» **Exercise objective**
From the entries below, copy out every line with "standalone" in it.

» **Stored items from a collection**
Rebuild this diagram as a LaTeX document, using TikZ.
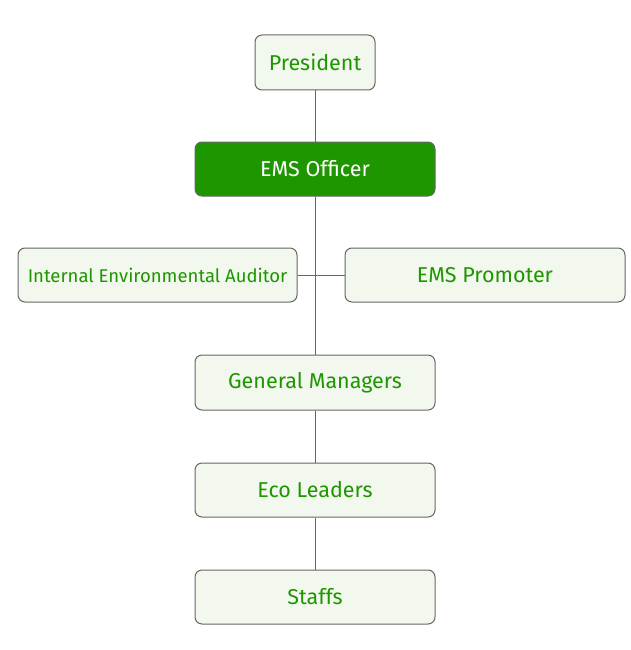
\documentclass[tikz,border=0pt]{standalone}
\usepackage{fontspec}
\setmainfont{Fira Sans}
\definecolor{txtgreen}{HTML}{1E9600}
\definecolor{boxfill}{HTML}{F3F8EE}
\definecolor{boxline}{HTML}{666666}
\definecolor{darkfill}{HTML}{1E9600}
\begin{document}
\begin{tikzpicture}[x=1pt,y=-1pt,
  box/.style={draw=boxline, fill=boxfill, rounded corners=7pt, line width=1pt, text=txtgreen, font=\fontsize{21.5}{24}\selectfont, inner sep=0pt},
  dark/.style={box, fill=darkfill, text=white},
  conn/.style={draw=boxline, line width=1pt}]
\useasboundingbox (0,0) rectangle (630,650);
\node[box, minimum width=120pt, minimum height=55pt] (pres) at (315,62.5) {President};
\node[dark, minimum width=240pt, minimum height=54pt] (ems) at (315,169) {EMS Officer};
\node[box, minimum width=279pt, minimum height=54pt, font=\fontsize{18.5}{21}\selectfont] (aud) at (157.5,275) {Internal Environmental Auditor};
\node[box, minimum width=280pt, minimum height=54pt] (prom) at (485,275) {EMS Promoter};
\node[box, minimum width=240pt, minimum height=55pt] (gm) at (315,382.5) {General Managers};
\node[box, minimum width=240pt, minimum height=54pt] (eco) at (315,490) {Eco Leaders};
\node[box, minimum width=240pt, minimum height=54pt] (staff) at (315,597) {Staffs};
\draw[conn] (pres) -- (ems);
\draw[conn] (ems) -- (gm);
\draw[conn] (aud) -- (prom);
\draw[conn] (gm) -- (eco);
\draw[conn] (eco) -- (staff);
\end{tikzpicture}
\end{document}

* * *

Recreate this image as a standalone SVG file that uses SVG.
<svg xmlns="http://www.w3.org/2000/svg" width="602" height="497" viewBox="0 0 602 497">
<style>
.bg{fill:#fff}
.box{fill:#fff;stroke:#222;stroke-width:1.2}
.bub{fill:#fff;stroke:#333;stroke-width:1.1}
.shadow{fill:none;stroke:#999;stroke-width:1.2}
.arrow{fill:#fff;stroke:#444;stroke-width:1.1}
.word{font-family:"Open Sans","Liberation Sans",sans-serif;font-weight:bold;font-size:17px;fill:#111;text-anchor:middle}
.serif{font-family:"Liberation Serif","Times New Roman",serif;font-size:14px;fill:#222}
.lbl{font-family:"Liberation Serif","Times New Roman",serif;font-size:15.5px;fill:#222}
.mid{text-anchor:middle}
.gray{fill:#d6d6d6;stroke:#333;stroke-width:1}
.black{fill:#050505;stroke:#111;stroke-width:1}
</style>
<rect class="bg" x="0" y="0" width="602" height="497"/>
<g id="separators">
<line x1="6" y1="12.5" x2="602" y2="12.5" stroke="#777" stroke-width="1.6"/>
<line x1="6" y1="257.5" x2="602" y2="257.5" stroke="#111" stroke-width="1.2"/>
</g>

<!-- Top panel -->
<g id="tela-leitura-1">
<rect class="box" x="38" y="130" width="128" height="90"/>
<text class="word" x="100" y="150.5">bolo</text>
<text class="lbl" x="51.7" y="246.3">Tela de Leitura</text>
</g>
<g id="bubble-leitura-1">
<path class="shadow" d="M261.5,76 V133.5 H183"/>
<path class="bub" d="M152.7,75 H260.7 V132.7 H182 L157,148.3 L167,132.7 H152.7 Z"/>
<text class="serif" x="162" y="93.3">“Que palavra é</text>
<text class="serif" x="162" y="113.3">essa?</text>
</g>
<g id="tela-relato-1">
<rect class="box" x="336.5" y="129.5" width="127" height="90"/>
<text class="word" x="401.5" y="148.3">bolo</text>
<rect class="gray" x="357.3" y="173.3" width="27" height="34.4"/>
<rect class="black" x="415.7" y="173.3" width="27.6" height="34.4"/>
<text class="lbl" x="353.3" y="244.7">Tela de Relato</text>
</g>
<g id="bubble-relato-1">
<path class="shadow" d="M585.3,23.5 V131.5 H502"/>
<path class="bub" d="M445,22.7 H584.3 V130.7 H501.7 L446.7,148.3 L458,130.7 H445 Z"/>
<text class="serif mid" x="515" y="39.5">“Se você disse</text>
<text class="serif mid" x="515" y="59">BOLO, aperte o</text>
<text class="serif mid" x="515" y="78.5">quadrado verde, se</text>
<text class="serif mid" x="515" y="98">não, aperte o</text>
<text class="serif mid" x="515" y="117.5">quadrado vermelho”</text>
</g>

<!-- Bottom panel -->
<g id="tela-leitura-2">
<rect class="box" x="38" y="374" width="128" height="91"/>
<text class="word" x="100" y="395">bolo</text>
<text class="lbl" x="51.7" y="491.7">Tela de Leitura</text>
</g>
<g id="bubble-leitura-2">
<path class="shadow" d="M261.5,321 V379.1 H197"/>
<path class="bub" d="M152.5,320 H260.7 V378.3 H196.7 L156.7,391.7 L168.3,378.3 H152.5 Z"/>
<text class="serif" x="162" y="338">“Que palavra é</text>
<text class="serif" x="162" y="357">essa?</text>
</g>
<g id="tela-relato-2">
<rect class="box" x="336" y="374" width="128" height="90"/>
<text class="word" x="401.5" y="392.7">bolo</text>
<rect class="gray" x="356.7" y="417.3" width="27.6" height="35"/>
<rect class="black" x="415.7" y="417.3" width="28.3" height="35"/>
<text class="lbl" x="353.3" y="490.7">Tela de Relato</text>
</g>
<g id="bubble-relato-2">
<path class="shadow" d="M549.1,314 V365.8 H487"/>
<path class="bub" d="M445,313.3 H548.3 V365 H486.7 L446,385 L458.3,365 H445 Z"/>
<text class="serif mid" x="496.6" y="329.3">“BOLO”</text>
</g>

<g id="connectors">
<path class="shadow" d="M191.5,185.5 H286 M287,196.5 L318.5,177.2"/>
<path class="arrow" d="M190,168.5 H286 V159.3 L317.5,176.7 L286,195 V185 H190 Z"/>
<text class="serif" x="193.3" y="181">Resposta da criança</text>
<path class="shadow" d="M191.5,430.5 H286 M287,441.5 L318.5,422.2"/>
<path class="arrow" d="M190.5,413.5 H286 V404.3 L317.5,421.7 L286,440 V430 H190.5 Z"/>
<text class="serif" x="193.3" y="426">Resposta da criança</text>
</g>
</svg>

» **The completed task**
\documentclass[tikz,border=0pt]{standalone}
Recreate this image as a standalone SVG file that uses SVG.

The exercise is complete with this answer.